Location: New York
Practice Group: IP Litigation
You helped lead a team that recently won a $155 million jury verdict in a biotech case ranked as one of Delaware’s largest-ever patent damages. In your opinion, was there anything distinctive about the case that attributed to this outcome?
The case ended up being one of the top 10 patent jury verdicts out of Delaware. I think one reason for the success came from working alongside Jim Badke and Sona De (both in New York) as the lead partner team for the trial. The three of us, in some combination or another, have been working and trying cases together for almost a decade. One of the unique aspects of this case was having a team that knew each other well, knew how to work together and knew how to play off of each person’s strengths.
The second thing that I really liked about our trial team was our diversity. We had 12 Sidley lawyers on the team, and nine of us were women. The majority of Sidley’s team were women lawyers, and we were sitting across an almost all-male team on the other side. Some of our strength in this trial came from the fact that we were very diverse, well-represented and a mixture that the jury, I think, found more compatible.
This stood out especially when it came to speaking roles in court. Jim, Sona and I split the closing statement, which was an hour-and-half long, into three segments. A lot of litigators are hesitant about splitting this way; they worry that having two or three people making a closing argument will cause them to conflict with each other. In our case, however, we work so well together that it was actually more impactful. When a jury listens to the same voice for an hour-and-a half — they tend to start to tune out. In our closing, Jim covered the overall themes, Sona covered the overall liability issues and I covered the overall damages issues. Dividing it up this way allowed us to give the jury the highlights with a fresh face and a fresh voice for each segment of our closing argument. I really think that we maximized the impact of the closing with this combination.

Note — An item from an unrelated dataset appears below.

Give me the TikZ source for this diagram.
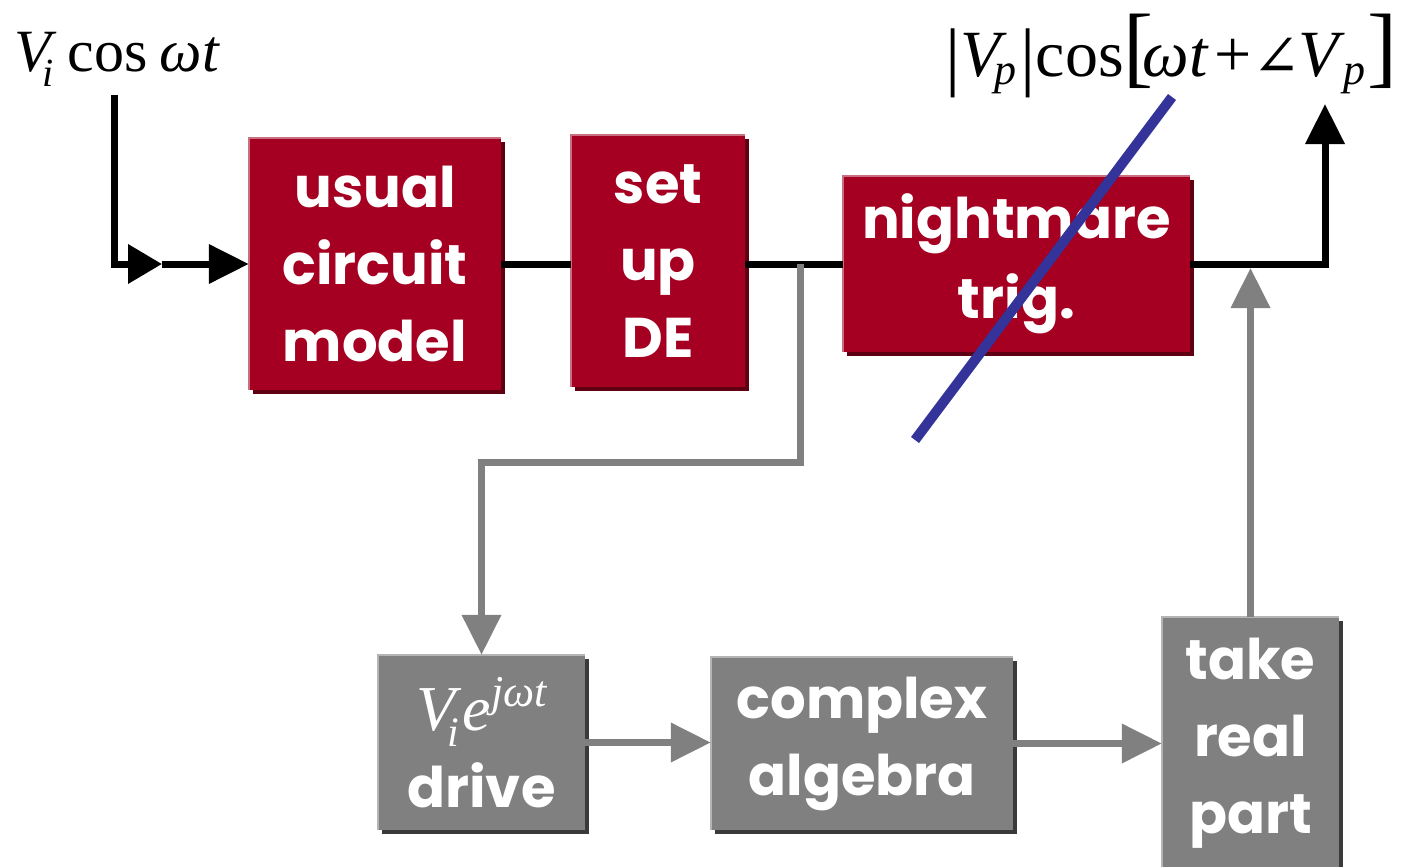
\documentclass[tikz,border=0pt]{standalone}
\usepackage{fontspec}
\setmainfont{Liberation Serif}
\newfontfamily\boxfont{Poppins}
\newfontfamily\symfont{DejaVu Serif}
\usetikzlibrary{arrows.meta,shadows}
\definecolor{boxred}{HTML}{A50021}
\definecolor{redshadow}{HTML}{5E0012}
\definecolor{redlight}{HTML}{C8707F}
\definecolor{boxgray}{HTML}{808080}
\definecolor{grayshadow}{HTML}{3A3A3A}
\definecolor{graylight}{HTML}{B4B4B4}
\definecolor{strike}{HTML}{333399}
\newcommand\dn[2][6pt]{\raisebox{-#1}{#2}}
\tikzset{
  basebox/.style={text=white, align=center, inner sep=0pt,
    font=\boxfont\bfseries\fontsize{56}{77}\selectfont},
  redbox/.style={basebox, fill=boxred,
    drop shadow={shadow xshift=4pt, shadow yshift=-4pt, opacity=1, fill=redshadow}},
  graybox/.style={basebox, fill=boxgray,
    drop shadow={shadow xshift=4pt, shadow yshift=-4pt, opacity=1, fill=grayshadow}},
  blk/.style={line width=7pt, draw=black},
  gry/.style={line width=7pt, draw=boxgray},
  tipA/.style={-{Triangle[length=40pt,width=38pt]}},
  tipB/.style={-{Triangle[length=34pt,width=38pt]}},
  strikeline/.style={line width=10pt, draw=strike},
  lbl/.style={inner sep=0pt, anchor=base west}
}
\begin{document}
\begin{tikzpicture}[x=1pt,y=-1pt]
\useasboundingbox (0,0) rectangle (1401,867);
% boxes
\node[redbox, minimum width=252pt, minimum height=252pt] (usual) at (375,264) {\dn[3pt]{usual}\\\dn[3pt]{circuit}\\\dn[3pt]{model}};
\node[redbox, minimum width=174pt, minimum height=252pt] (setup) at (658,261) {\dn{set}\\\dn{up}\\\dn{DE}};
\node[redbox, minimum width=347pt, minimum height=176pt] (night) at (1016.5,264) {\dn[8pt]{nightmare}\\[3pt]\dn[8pt]{trig.}};
\node[graybox, minimum width=207pt, minimum height=175pt] (drive) at (481.5,742.5)
  {{\fontspec{Liberation Serif}\itshape\mdseries\fontsize{64}{77}\selectfont V\kern-8pt\raisebox{-16pt}{\fontsize{42}{42}\selectfont i}\kern4pt e\raisebox{24pt}{\fontsize{44}{44}\selectfont jωt}}\\drive};
\node[graybox, minimum width=302pt, minimum height=173pt] (cplx) at (862,743.5) {\dn{complex}\\\dn{algebra}};
\node[graybox, minimum width=177pt, minimum height=253pt] (take) at (1250.5,743.5) {\dn[8pt]{take}\\\dn[8pt]{real}\\\dn[8pt]{part}};
% light top/left edges
\foreach \n/\c in {usual/redlight, setup/redlight, night/redlight, drive/graylight, cplx/graylight, take/graylight}{
  \draw[\c, line width=2.5pt] (\n.south west) -- (\n.north west) -- (\n.north east);
}
% labels
\node[lbl] (vin) at (14,72) {\fontsize{60}{60}\selectfont\itshape V\kern-8pt\raisebox{-15pt}{\fontsize{40}{40}\selectfont i}\kern14pt\upshape cos\kern12pt\itshape ωt};
\node[lbl] (vout) at (945,77) {\fontsize{66}{66}\selectfont \raisebox{-5pt}{\fontsize{76}{76}\selectfont |}\itshape V\kern-6pt\raisebox{-8pt}{\fontsize{44}{44}\selectfont p}\kern4pt\upshape\raisebox{-5pt}{\fontsize{76}{76}\selectfont |}cos{\fontsize{90}{90}\selectfont [}\kern-11pt\itshape ωt\kern7pt\upshape +\kern0pt{\symfont\fontsize{58}{58}\selectfont ∠}\kern-2pt\itshape V\kern5pt\raisebox{-8pt}{\fontsize{44}{44}\selectfont p}\kern2pt\upshape{\fontsize{90}{90}\selectfont ]}};
% coordinates
\coordinate (inA) at (114,95);
\coordinate (mid) at (162,264);
\coordinate (outT) at (1325,104);
\coordinate (br) at (800,264);
\coordinate (bend) at (800,462);
\coordinate (upT) at (1250.5,268);
\coordinate (s1) at (1172,97);
\coordinate (s2) at (915,440);
% black path
\draw[blk, tipB] (inA) |- (mid);
\draw[blk, tipA] (mid) -- (usual.west);
\draw[blk] (usual.east) -- (usual.east -| setup.west);
\draw[blk] (night.west -| setup.east) -- (night.west);
\draw[blk, tipA] (night.east) -| (outT);
% gray path
\draw[gry, tipA] (br) -- (bend) -| (drive.north);
\draw[gry, tipA] (drive.east) -- (drive.east -| cplx.west);
\draw[gry, tipA] (cplx.east) -- (take.west);
\draw[gry, tipA] (take.north) -- (upT);
% strike
\draw[strikeline] (s1) -- (s2);
\end{tikzpicture}
\end{document}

As a member of ChIPs, you’re committed to championing women lawyers in tech and IP. Tell us about the organization and its Global Summit.
ChIPs is a nonprofit organization whose mission is to advance and connect women who work in IP, technology, the legal profession and policy. The group was formed in 2005 by seven women chiefs of intellectual property. It started out in Silicon Valley as a West Coast initiative, but there are now almost 3,000 members in a dozen chapters internationally.
For the last few years, Sidley has sponsored ChIPs’ annual Global Summit in Washington, D.C. The event brings together almost 500 senior women lawyers, including a large number of in-house representation. It’s probably the best conference that I’ve attended in terms of the host organization, male or female.
All of Sidley’s women IP partners are invited each year, and this year, all five of us are attending. Each of us invites at least one client to attend, and we all sit at the same table throughout the conference. Over the course of two days, there are lunches, networking events, presentations on the latest legal issues and talks from some of the top women entrepreneurs at start-ups. It’s not only a great business development opportunity, but also a nice way to spend quality time building relationships.
People who attend the ChIPs summit for the first time always tell me how amazed they are to see so many high-achieving women — powerhouse litigators, general counsels and vice presidents — all together in one room. I think most people walk away feeling really encouraged. We’re accustomed to walking into conferences where women account for maybe 10 percent of the room, especially at our level of seniority. To walk into a room full of 500 top-level women and lawyers, it gives you hope that things are moving in the right direction.
You also support a nonprofit that works to help victims of sex trafficking.
Yes, I’ve served on the board of directors for Restore NYC for the last three years, although I’m currently on hiatus.
Restore NYC is a nonprofit organization whose mission is to end sex trafficking in New York City and help survivors reestablish themselves in the United States. They work with victims of sex trafficking who come directly through the New York Police Department or the court system. Many of these survivors are from foreign countries, without any connections or resources here, and they often don’t speak English. Restore NYC works to help them build a stable life by providing free housing for up to two years, along with trauma counseling, language lessons and job skills training. I’m on break from my board of director’s role but still completely behind their cause as a donor and supporter. I’m a big believer in what they do.
What would you consider as one of your most significant professional achievements?
What stands out to me are the many opportunities I’ve had to overcome stereotypes. I was born in Shanghai and moved to the United States with my family when I was eight years old. So, for me, being a Chinese-American woman litigator and overcoming all the biases and stereotypes that I’ve faced throughout my career has been one of my most significant and ongoing professional challenges. You can imagine all of the cultural elements at play going to depositions and trials, and interacting with judges, juries, clients and opposing counsel across the country. No matter how much progress we make, there’s still room for improvement on how Asian-American women are perceived in this aggressive, often testosterone-charged career path.
I’m often the only woman and the only Asian-American speaking in court. While many Asian-American women work in IP in the legal profession, I’ve seen very few getting the larger roles at trials or going on to become lead trial counsel. In many ways, I, along with numerous other Asian-American women litigators I know, are continuing to tackle these challenges on a daily basis.